The last meeting of the Senate Committee on Education and Health this morning was eventful.
The good news is that they killed H.B. 947, the bill to allow home school students to participate in public school interscholastic programs. The vote was 7-8. Republican Senator Harry Blevins joined the 7 Democrats to defeat the bill.
HB 1063, Delegate Tata’s bill to repeal the King’s Dominion Act and give school boards control of the calendar, failed on a 6-9 vote.
The full Senate passed by HB576, the fire the teacher for no reason and with no due process bill, once again. This is torture. The word is that the vote will be on Monday. Please keep the calls and emails coming to Senators.
Talking about school funding in this legislative session has been difficult. When we talk about the cuts to school funding, the response is, “How can you talk about cuts, when the Governor ,the House Budget, and the Senate Finance Committee budget proposals add money for schools?” Well, the proposals don't begin to make up for all of the cuts since 2009. There isn’t much difference between what the House and Senate are proposing.
A concrete way to look at the impact for your school division is to check out this chart. It will take a little while to load onto your computer.
Click on first item – “Budget highlights.” Look for the House and Senate tabs. You’ll have to have Excel to read the chart.

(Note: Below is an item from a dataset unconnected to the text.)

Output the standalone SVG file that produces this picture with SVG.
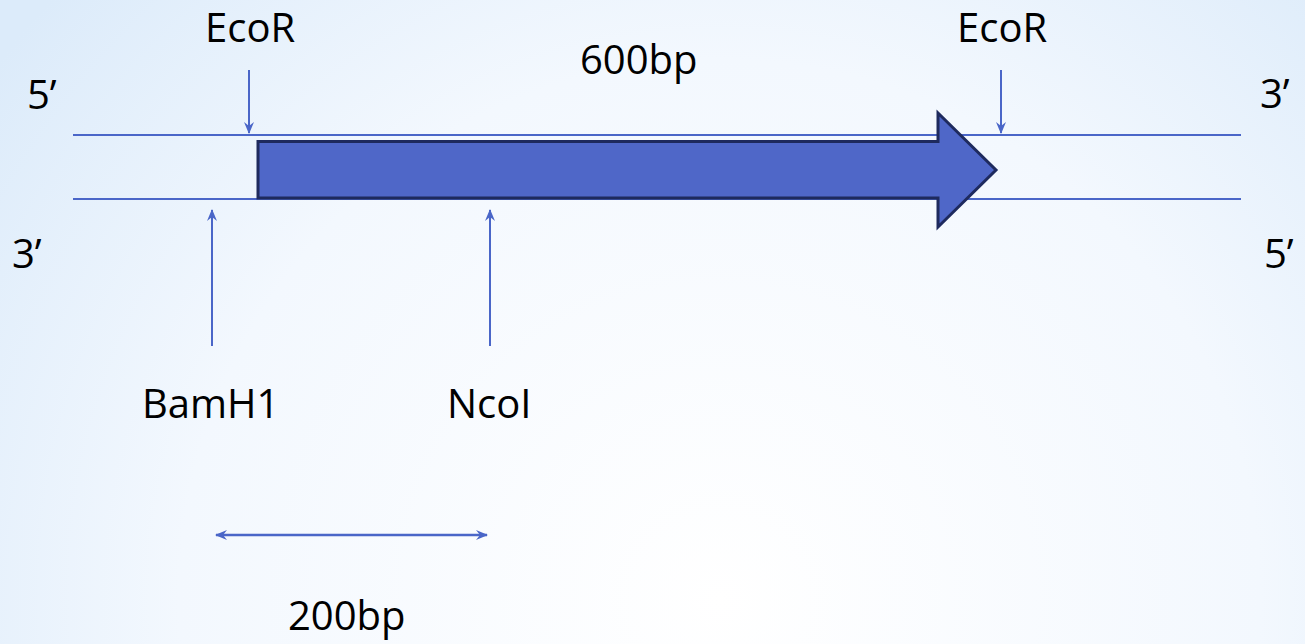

As you can see, there are winners and losers. Let’s look at the difference between the funding we had in 2008-2009 and what is proposed by the House. Fredericksburg actually gains 27%, while Lexington loses 27.81%. Statewide the amount in the House budget is 9.71% less – a loss of $511 per pupil. So the small restoration of funds in the House budget falls far short of taking us back to where we were four years ago.
How can you use this? How about if a Lexington teacher wrote a letter to the editor saying something like this:
I keep hearing members of the Virginia House of Delegates crowing about how much they are doing for our public schools. Well, I’ve checked it out, and the House budget provides 27.81% less in state funding for our schools in Lexington that was provided in the 2008-2009 school year.
Our students are suffering. Classes are larger. Course offerings have been reduced, and text books are outdated.
We need some straight talk about investing in the future of our children by providing them with an education of high quality. What we don’t need is less-is-more mumbo-jumbo from our state legislators.
Check out the numbers for your school division. I’m sure you can write a better letter than I.